What jobs can you get with Google's Data Analytics Professional Certificate?

Realistically: junior data analyst, business analyst, marketing analyst, and operations analyst at the entry level. The certificate is best suited for career changers moving into data from adjacent fields (finance, operations, marketing) and recent graduates supplementing their academic credentials with hands-on project work. It's not a path to data scientist or data engineering roles without additional Python and statistics training.

Should I do Google's Data Analytics certificate before or after learning Python?

Either order works, but if you're starting from zero, the certificate first is more structured and gives you a framework for why data skills matter before you get into syntax. If you already know Python basics, start with the SQL and Tableau portions of the certificate (you can jump to those directly) and fill in the R module afterward. The certificate's R track is beginner-friendly and doesn't require prior programming knowledge.

Bottom Line

Google's Data Analytics Professional Certificate is a legitimate entry-level credential—not a participation trophy, but not a silver bullet either. At roughly $234 and six months of part-time effort, it gives you a structured path through the entry-level analyst stack: SQL, spreadsheets, Tableau, R, and a portfolio project. The Google brand name gets resumes past automated screeners at companies that have added it to their approved credentials list.

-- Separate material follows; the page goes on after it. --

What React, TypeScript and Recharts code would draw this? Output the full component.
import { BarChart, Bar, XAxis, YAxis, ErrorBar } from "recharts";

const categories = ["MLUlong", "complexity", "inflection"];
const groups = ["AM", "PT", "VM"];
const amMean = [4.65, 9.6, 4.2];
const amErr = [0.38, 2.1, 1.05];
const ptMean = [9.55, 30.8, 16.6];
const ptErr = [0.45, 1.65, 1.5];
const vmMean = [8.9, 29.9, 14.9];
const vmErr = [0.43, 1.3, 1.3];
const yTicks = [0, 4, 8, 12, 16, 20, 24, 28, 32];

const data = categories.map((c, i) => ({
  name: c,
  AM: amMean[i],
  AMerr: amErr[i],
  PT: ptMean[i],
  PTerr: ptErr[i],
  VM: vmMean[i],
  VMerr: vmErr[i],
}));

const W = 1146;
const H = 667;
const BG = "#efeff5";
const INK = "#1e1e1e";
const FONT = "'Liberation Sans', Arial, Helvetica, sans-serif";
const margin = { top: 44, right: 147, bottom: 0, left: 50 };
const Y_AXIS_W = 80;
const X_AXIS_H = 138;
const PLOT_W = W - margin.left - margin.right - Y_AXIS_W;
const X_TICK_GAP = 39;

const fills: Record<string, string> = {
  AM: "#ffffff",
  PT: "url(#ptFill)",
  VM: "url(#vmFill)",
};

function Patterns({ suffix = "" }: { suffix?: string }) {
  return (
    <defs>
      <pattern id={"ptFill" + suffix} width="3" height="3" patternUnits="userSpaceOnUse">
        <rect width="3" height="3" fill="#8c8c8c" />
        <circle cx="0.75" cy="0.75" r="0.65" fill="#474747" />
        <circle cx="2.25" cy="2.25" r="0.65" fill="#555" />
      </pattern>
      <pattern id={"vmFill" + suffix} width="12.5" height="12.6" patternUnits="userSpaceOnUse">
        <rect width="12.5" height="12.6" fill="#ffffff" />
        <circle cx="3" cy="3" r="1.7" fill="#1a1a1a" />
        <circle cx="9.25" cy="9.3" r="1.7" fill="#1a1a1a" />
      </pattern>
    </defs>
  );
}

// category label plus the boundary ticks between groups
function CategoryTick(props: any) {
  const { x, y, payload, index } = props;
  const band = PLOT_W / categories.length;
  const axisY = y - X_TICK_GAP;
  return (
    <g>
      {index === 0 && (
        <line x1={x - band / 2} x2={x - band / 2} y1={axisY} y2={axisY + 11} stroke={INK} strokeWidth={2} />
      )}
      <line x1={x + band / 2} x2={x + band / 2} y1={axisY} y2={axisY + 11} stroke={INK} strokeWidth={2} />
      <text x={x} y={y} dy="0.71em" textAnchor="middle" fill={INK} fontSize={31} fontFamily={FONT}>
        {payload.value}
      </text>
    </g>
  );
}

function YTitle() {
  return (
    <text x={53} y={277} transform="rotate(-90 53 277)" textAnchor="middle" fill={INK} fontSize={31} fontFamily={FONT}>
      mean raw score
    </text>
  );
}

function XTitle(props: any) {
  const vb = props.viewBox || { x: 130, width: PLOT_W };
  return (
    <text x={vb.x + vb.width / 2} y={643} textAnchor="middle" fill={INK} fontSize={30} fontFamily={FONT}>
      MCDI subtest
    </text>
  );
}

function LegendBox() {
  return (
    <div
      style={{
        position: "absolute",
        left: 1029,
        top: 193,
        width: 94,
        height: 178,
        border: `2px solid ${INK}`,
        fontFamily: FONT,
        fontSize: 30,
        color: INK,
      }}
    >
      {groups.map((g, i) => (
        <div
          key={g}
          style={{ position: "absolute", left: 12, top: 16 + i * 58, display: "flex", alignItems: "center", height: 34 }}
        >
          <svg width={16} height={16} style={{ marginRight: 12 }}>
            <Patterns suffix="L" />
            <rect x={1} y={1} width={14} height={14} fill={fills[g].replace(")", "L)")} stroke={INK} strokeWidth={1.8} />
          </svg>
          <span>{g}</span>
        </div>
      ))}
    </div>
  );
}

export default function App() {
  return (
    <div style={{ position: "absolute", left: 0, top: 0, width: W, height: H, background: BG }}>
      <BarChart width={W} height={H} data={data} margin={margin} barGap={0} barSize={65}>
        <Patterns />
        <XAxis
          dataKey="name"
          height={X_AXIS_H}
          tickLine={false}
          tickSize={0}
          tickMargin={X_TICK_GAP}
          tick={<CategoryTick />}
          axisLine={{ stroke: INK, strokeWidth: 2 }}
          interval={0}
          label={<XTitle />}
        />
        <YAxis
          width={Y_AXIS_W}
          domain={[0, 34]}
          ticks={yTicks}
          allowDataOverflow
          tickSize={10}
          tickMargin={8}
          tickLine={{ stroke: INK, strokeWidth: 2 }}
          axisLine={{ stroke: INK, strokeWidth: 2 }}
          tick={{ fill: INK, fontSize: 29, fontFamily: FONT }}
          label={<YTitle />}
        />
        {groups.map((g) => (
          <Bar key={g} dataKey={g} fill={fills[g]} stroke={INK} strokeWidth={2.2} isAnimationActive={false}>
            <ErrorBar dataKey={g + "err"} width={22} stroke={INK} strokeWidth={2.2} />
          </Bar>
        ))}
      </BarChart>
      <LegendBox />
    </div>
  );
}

The gap to fill: Python. The certificate skips it, and most junior analyst postings ask for it. Budget an extra four to six weeks after completion to learn Pandas basics and you'll be meaningfully more competitive than certificate completers who skip that step.

If you're a career changer with some exposure to data in your current role—pulling reports, managing spreadsheets, running basic queries—this certificate formalizes and extends what you already know at a price point that's hard to argue with. If you're starting completely from scratch with no professional data exposure, expect the full six months and plan the Python supplement before you start applying.